(Challenge): In the records below, find the line that contains "Rebuild this chart" and the line that contains "6.08, 5.91, 5.81, 5.68, 5.58, 5.51, 5.45, 5.35, 5.25, 5.11]"; write out exactly those two lines and everything between them, without the pictures.

(The input):

★ ★ ★ ★ ★ ★ ★

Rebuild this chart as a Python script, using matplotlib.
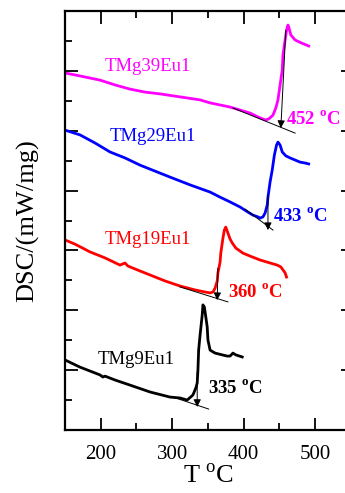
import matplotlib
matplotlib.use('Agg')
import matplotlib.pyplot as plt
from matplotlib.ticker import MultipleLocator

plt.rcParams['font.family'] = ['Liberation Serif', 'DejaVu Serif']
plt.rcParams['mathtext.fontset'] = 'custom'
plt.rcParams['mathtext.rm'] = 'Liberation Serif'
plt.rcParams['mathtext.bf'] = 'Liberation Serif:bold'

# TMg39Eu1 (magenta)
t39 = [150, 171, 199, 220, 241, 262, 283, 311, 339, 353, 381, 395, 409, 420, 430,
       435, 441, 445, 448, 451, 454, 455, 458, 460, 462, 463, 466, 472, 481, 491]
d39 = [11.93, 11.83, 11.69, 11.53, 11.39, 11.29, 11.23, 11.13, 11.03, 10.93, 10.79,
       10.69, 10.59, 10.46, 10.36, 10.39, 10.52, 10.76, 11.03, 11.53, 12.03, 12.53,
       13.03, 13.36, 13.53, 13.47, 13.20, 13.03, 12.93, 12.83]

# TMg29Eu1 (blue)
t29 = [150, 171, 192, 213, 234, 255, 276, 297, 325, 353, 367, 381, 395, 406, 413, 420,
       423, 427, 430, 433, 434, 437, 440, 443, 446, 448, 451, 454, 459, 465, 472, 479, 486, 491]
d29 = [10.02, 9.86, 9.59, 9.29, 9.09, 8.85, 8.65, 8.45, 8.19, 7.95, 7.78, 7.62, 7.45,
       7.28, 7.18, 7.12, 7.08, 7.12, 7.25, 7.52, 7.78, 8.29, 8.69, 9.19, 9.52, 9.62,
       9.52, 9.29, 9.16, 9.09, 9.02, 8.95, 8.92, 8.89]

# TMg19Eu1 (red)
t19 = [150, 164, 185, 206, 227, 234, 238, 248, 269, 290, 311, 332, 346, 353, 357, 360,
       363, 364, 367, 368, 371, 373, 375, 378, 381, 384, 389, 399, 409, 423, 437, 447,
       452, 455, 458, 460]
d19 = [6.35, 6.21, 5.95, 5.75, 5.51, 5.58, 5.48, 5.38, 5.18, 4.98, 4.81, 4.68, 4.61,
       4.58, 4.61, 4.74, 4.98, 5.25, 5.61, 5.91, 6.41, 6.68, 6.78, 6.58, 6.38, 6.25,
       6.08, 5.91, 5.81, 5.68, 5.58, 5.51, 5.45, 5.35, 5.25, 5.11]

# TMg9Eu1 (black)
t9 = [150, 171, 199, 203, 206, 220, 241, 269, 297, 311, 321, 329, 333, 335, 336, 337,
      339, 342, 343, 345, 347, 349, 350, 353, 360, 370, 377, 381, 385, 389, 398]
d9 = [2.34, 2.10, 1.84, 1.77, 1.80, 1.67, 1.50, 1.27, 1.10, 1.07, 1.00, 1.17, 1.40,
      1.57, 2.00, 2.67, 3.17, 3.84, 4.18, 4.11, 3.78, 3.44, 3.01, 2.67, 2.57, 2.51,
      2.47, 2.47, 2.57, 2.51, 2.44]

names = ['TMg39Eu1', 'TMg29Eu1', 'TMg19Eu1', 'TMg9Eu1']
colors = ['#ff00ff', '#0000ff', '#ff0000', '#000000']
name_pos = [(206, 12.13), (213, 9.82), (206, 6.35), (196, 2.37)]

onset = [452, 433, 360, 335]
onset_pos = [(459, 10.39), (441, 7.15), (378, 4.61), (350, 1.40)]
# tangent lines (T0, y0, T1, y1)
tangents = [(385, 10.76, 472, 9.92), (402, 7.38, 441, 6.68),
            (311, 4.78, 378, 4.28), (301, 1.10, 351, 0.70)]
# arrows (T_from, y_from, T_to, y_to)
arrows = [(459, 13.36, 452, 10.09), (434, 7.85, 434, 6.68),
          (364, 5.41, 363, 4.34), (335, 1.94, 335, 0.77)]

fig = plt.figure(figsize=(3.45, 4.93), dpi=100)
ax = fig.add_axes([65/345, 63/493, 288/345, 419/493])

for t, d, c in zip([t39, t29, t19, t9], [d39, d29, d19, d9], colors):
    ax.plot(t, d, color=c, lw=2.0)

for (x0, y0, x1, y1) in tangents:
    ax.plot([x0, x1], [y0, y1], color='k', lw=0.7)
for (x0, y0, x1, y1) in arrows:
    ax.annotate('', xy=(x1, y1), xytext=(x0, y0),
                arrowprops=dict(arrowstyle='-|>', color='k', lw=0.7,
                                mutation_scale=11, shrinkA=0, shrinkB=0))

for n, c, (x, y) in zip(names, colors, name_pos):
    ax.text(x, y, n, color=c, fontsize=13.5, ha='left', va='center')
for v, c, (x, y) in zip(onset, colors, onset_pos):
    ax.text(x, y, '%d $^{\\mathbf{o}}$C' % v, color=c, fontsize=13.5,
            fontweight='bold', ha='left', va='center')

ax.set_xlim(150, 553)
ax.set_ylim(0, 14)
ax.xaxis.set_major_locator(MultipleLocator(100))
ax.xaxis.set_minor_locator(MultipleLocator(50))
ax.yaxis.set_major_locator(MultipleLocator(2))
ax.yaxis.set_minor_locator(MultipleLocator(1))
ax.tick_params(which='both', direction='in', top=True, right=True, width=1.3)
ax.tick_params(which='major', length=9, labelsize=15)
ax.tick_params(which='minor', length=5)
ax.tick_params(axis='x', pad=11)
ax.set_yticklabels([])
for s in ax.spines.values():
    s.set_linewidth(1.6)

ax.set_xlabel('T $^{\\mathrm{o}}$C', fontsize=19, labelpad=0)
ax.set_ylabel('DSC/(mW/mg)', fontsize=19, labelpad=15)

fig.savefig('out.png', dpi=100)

★ ★ ★ ★ ★ ★ ★

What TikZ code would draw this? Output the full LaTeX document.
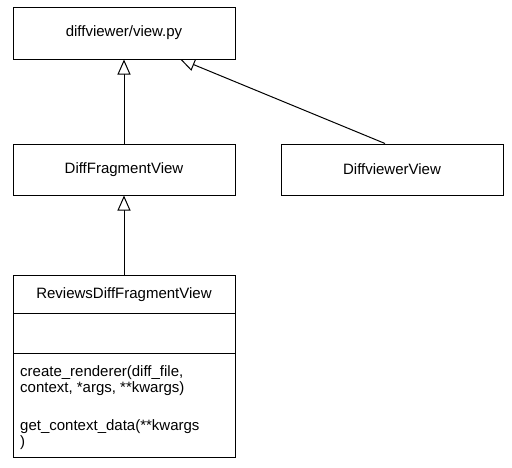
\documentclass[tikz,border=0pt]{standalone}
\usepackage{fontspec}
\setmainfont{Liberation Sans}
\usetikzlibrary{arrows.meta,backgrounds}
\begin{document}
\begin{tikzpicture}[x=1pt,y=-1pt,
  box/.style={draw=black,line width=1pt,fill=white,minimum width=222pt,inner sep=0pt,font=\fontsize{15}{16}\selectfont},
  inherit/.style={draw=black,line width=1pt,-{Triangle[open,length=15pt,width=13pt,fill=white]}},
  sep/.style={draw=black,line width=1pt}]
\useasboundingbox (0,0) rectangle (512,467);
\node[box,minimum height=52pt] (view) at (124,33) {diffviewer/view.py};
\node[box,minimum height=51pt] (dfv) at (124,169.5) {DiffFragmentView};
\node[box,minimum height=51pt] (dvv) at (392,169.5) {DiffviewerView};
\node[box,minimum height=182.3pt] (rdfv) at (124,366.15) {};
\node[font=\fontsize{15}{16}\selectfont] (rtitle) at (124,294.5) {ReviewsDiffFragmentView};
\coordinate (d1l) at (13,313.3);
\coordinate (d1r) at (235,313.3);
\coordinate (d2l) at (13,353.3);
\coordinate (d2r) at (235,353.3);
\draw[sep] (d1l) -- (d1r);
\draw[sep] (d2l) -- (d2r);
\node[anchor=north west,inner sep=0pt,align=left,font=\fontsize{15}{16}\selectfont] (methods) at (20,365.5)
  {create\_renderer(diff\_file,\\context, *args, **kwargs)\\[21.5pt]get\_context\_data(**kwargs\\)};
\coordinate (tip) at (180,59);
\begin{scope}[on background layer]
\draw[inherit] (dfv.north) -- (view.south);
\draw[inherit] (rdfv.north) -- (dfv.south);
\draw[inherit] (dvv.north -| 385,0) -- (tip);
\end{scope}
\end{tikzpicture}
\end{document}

★ ★ ★ ★ ★ ★ ★

(Written response):
Rebuild this chart as a Python script, using matplotlib.
import matplotlib
matplotlib.use('Agg')
import matplotlib.pyplot as plt
from matplotlib.ticker import MultipleLocator

plt.rcParams['font.family'] = ['Liberation Serif', 'DejaVu Serif']
plt.rcParams['mathtext.fontset'] = 'custom'
plt.rcParams['mathtext.rm'] = 'Liberation Serif'
plt.rcParams['mathtext.bf'] = 'Liberation Serif:bold'

# TMg39Eu1 (magenta)
t39 = [150, 171, 199, 220, 241, 262, 283, 311, 339, 353, 381, 395, 409, 420, 430,
       435, 441, 445, 448, 451, 454, 455, 458, 460, 462, 463, 466, 472, 481, 491]
d39 = [11.93, 11.83, 11.69, 11.53, 11.39, 11.29, 11.23, 11.13, 11.03, 10.93, 10.79,
       10.69, 10.59, 10.46, 10.36, 10.39, 10.52, 10.76, 11.03, 11.53, 12.03, 12.53,
       13.03, 13.36, 13.53, 13.47, 13.20, 13.03, 12.93, 12.83]

# TMg29Eu1 (blue)
t29 = [150, 171, 192, 213, 234, 255, 276, 297, 325, 353, 367, 381, 395, 406, 413, 420,
       423, 427, 430, 433, 434, 437, 440, 443, 446, 448, 451, 454, 459, 465, 472, 479, 486, 491]
d29 = [10.02, 9.86, 9.59, 9.29, 9.09, 8.85, 8.65, 8.45, 8.19, 7.95, 7.78, 7.62, 7.45,
       7.28, 7.18, 7.12, 7.08, 7.12, 7.25, 7.52, 7.78, 8.29, 8.69, 9.19, 9.52, 9.62,
       9.52, 9.29, 9.16, 9.09, 9.02, 8.95, 8.92, 8.89]

# TMg19Eu1 (red)
t19 = [150, 164, 185, 206, 227, 234, 238, 248, 269, 290, 311, 332, 346, 353, 357, 360,
       363, 364, 367, 368, 371, 373, 375, 378, 381, 384, 389, 399, 409, 423, 437, 447,
       452, 455, 458, 460]
d19 = [6.35, 6.21, 5.95, 5.75, 5.51, 5.58, 5.48, 5.38, 5.18, 4.98, 4.81, 4.68, 4.61,
       4.58, 4.61, 4.74, 4.98, 5.25, 5.61, 5.91, 6.41, 6.68, 6.78, 6.58, 6.38, 6.25,
       6.08, 5.91, 5.81, 5.68, 5.58, 5.51, 5.45, 5.35, 5.25, 5.11]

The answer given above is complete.